The vegan and vegetarian options have grown extremely popular. The team knew that finding a product with the right texture was important, and their work paid off: The vegan wings have been a huge hit among vegans and non-vegans alike.
“We don’t just want to feed the carnivores out here. We want to feed everyone and make everybody happy, and I think that’s something that’s important for all of us,” she said.
This inclusive atmosphere extends to those with allergies in the form of an allergy list.
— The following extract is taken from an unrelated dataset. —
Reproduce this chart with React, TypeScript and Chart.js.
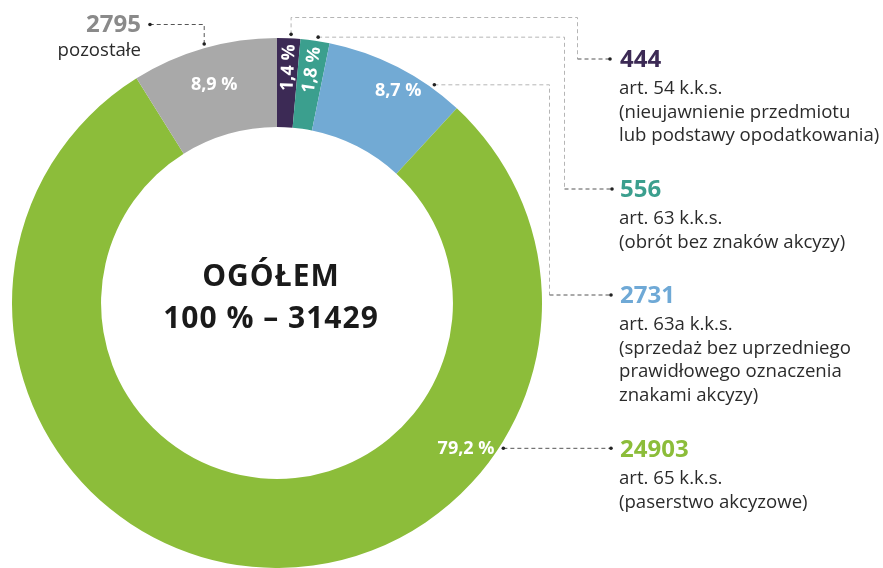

The team’s goal is to make everyone feel at home, and their favorite part of the experience is interacting with customers, whether they be basketball players or neighborhood families.
“It’s this amazing array,” Jennifer Phelan said. “One of my favorite parts of the business is just interacting with so many different people. It’s pretty awesome.”
Heavenly Buffaloes has always been a social place in Durham, and the team’s goal is to reflect that ethos in Chapel Hill, too.
“You go to the shack, the attitude you get from the people, the vibe you get from the people serving you, the music that’s being played, the customers that are there,” Mark Dundas said. “Some people actually go to Heavenly Buffaloes just to chill out, sit on the porch and have social interaction with other people.”
The team’s small-business mindset ensures a high-quality experience. Every day, one of the owners is there at the restaurant to personally attend to people’s needs. This hands-on approach helps them listen to their customers and assess how they can do better.
“I’m always thinking about what could I do next, what could I change,” Dundas said. “It’s just how we operate things.”
In the future, Heavenly Buffaloes will likely expand its delivery services and begin implementing table service to make the dining experience more welcoming. The counter will become strictly pickup and takeout. Behind the counter, staff is always happy to provide beer and wing pairing recommendations or flavorful sauce combos.
Game days are when Heavenly Buffaloes really heats up. With six large, flat-screen TV’s lining the walls, there’s a perfect view no matter where you sit, and they’re all set to the game during UNC ones.
“HeavBuff is part of Duke vernacular,” Mark Dundas said. “We want that to be part of UNC vernacular, too.”